State and federal governments and many English‑speaking Americans gain clearer, more uniform government communications and paperwork because the bill encourages and directs use of English in official documents and agency operations.
Private and public employers get clearer legal backing for English‑language workplace rules, reducing some litigation risk and providing businesses greater certainty when setting language policies.
Immigration applicants and DHS get a single, uniform English standard for naturalization and an accelerated, notice‑and‑comment rulemaking timeline, reducing uncertainty about future citizenship testing.
Immigrants, limited‑English speakers, and low‑income communities are likely to face reduced access to healthcare, voting assistance, legal help, and other government services if multilingual supports and translations are curtailed.
Workers who lack English proficiency—especially immigrant and low‑wage workers—face greater risk of workplace exclusion, discipline, or job loss because English‑only policies are presumptively lawful.
Tying naturalization to comprehension of historical and legal texts and narrowing substantive benchmarks to English could make citizenship harder for older, low‑literacy, or otherwise disadvantaged immigrants and slow naturalization for some communities.
Based on analysis of 7 sections of legislative text.
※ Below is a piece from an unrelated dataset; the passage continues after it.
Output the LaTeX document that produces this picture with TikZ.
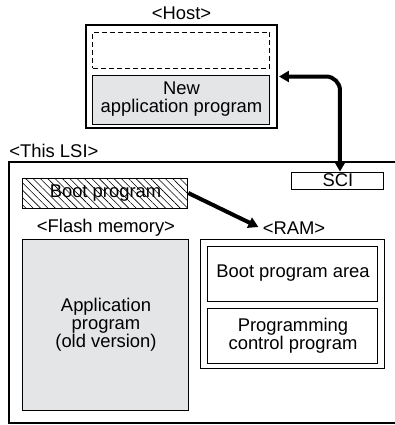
\documentclass[tikz,border=0pt]{standalone}
\usepackage{fontspec}
\setmainfont{Liberation Sans}
\usetikzlibrary{arrows.meta,patterns.meta}
\definecolor{boxgray}{RGB}{228,229,231}
\begin{document}
\begin{tikzpicture}[x=0.5pt,y=-0.5pt,
  every node/.style={font=\fontsize{9.2}{9}\selectfont, inner sep=0pt, align=center},
  thinbox/.style={draw, line width=0.5pt},
  bigarrow/.style={line width=2pt, -{Triangle[length=5pt,width=5.5pt]}},
  lbl/.style={}]
\useasboundingbox (0,0) rectangle (395,425);
% Host
\node[lbl] (hostlbl) at (181.5,13) {<Host>};
\node[draw, line width=1pt, minimum width=95.5pt, minimum height=51.5pt] (host) at (181.5,76.5) {};
\node[draw, dashed, line width=0.5pt, dash pattern=on 2.5pt off 1.5pt, minimum width=88.5pt, minimum height=18pt] (empty) at (181.5,50) {};
\node[thinbox, fill=boxgray, minimum width=88.5pt, minimum height=24.5pt] (newapp) at (181.5,99.5) {New\\application program};
% LSI
\node[lbl, anchor=west] (lsilbl) at (9,151) {<This LSI>};
\node[draw, line width=0.8pt, minimum width=198pt, minimum height=130.5pt] (lsi) at (207,292.5) {};
\node[thinbox, minimum width=46pt, minimum height=8.5pt] (sci) at (338,180.5) {SCI};
\node[thinbox, pattern={Lines[angle=-45,distance=2.6pt,line width=0.3pt]}, minimum width=82.5pt, minimum height=15pt] (boot) at (105.5,193) {Boot program};
\node[lbl] (flashlbl) at (106,228) {<Flash memory>};
\node[lbl] (ramlbl) at (294,228) {<RAM>};
\node[thinbox, fill=boxgray, minimum width=83pt, minimum height=85.5pt] (flash) at (106,324.5) {Application\\program\\(old version)};
\node[thinbox, minimum width=92pt, minimum height=64.5pt] (ram) at (293,303.5) {};
\node[thinbox, minimum width=85pt, minimum height=27.5pt] (bpa) at (293,273.5) {Boot program area};
\node[thinbox, minimum width=85pt, minimum height=27.5pt] (pcp) at (293,335.5) {Programming\\control program};
% connectors
\draw[line width=2pt, {Triangle[length=5pt,width=5.5pt]}-{Triangle[length=5pt,width=5.5pt]}, rounded corners=7pt] ([xshift=0.5pt]host.east) -| ([xshift=1pt]sci.north);
\draw[bigarrow] (boot.east) -- ([xshift=-2pt,yshift=0.5pt]ramlbl.west);
\end{tikzpicture}
\end{document}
Introduced March 5, 2025 by Marjorie Taylor Greene · Last progress March 5, 2025
Establishes English as the official language framework for the United States by adding new statutory placement in Title 4, creates interpretive rules that favor English-language texts of federal laws, directs DHS to propose a uniform English-language naturalization testing standard within 180 days, and requires the President to proclaim a National English Language Day. Key provisions are largely declaratory and procedural; they do not appropriate funds or create detailed new programs, but they change how statutes and certain policies are to be interpreted and encourage States to make English an official language.